Стилет мягко вошел под ребро. Боли не было, только кровь. «Хорошо еще, что не слева», - шепнуло подсознание. Сознание в это время затопило отчаяние…
…Он попытался пошевелить связанными руками, но путы были жестки и крепки.
- Пить, если можно, - прошептали пересохшие губы.
- Можно, - ответит тюремщик, - что ж мы, изверги какие. - Зубы пленника цокнули о жестянку, струйка воды побежала по подбородку. – Вы это, руки не напрягайте, так висеть будет сподручней.
«Да уж, ему виднее», - снова вмешалось подсознание…
…Рана все кровоточила. Наконец соизволила явиться и боль. Тупая и безобразная. Но он был рад ей, потому что в одиночку бороться с отчаянием не было сил. Зато боль старалась за двоих…
- Текс, как интересно, рана все не заживает, - тюремный врач с азартом рвал мокрую от крови рубаху. – Я опишу это в своих записях. – И он присел на табурет тюремщика и стал делать зарисовки в блокноте, то и дело сверяясь на натуре…
…Он уже не ждал конца. Боль обессилила и перешла линию фронта. Она водила с отчаянием хоровод и звала в гости тоску и депрессию. Те иногда заглядывали на огонек в компании с безумием, и тогда бедный пленник старался потерять сознание, чтобы не участвовать в массовом поиске способов самоубийства. Благо еще, что он висел на растяжках и не имел возможности даже двинуться.
… Как же он ненавидел своих посетителей! Каждый был полон сочувствия и норовил поковырять в ране. И они еще удивлялись, что та никак не затянется! Но он был рад, что теперь хоть ненависть иногда принимала его сторону и питала его силы. Хотелось кричать.
- Сколько можно? – вопрошал он у тюремщика. – Ведь я все сделал. Как мог. Ведь я ничто теперь.
- Ну, это, что уж там, хозяин ведь знает, как надо-ть.
Несколько дней перемирия. Никого нет, только тюремщик иногда даст воды и оботрет кровь со спины. Иногда удается подремать, несмотря на столь неудобное положение тела…

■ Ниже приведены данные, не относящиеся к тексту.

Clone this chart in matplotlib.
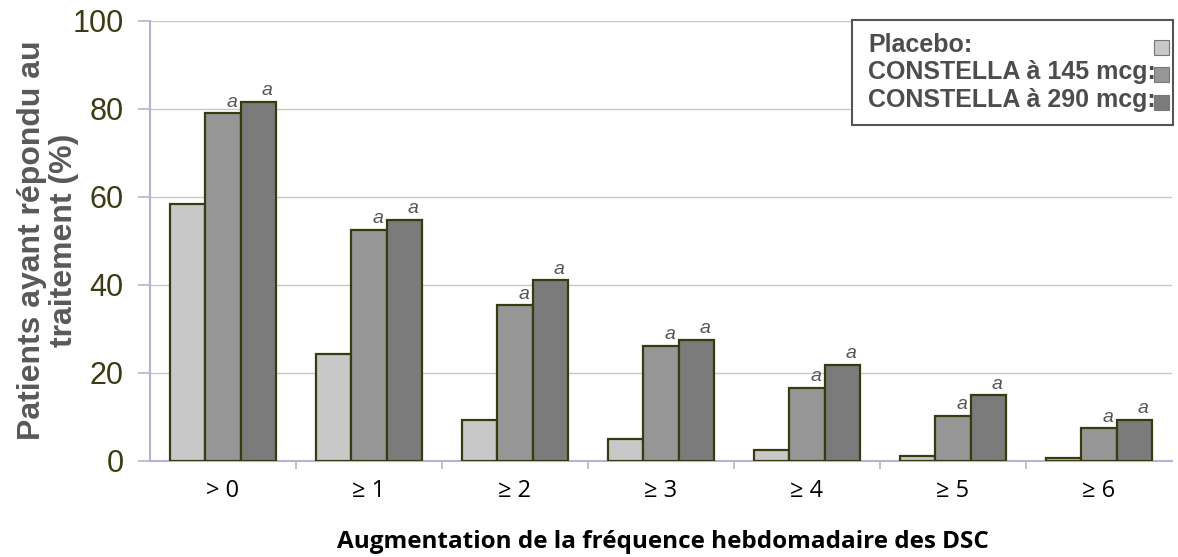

Новые звуки и шаги. Он никак не может понять, кто это, так как пришельцы держатся все время у него за спиной.
- Какой отменный удар! – снова интерес к ране.
- Еще бы, я столько лет потратил на тренировки ради него одного.
Он резко дернул головой на голос.
- Ты! – слова рвались с губ, но он неимоверными усилиями загонял их назад.
- И что характерно, - продолжал второй, - он будет жить. Потеря крови нам сейчас очень на руку. Она лишает его сил на борьбу. Рана держит мозг в напряжении. Она затянется. Со временем. Боль пройдет. Но шрам… он останется навсегда. Ни это ли верх искусства?
…Презрительная усмешка врага. Врага? Да. Теперь – да.
- А ты как всегда предсказуем.
- А мне есть из чего выбирать? – каждое слово длинной в жизнь. – Ты! Как ты… Смог? Тебе легко? Хоть теперь все будут знать, что ты предатель.
- Романтик! – опять презрительный смешок. - Меня никто не заподозрит в предательстве, скорей тебя назовут безрассудным.
- Да, я давно уже потерял рассудок, в тот миг, когда назвал тебя другом и братом.
- Ну, брат, а как ты думал? Бьют со спины только друзья. В честном бою врагу тебя не победить. Было. Я подал пример потомкам, как ломают гордых и независимых. Дружба! Ха! Да это слово уж лет как сто съедено молью. И лишь такие, как ты, еще примеряют на себя дырявый шарф.
Пленник опустил голову. Еще удар. И этот был смертельным. Внутри все съежилось в клубок и тлело. Дружба! Какой финал. Открытая дверь души спешила хлопнуть и повесить замок. Пахло гарью и тянуло дымом.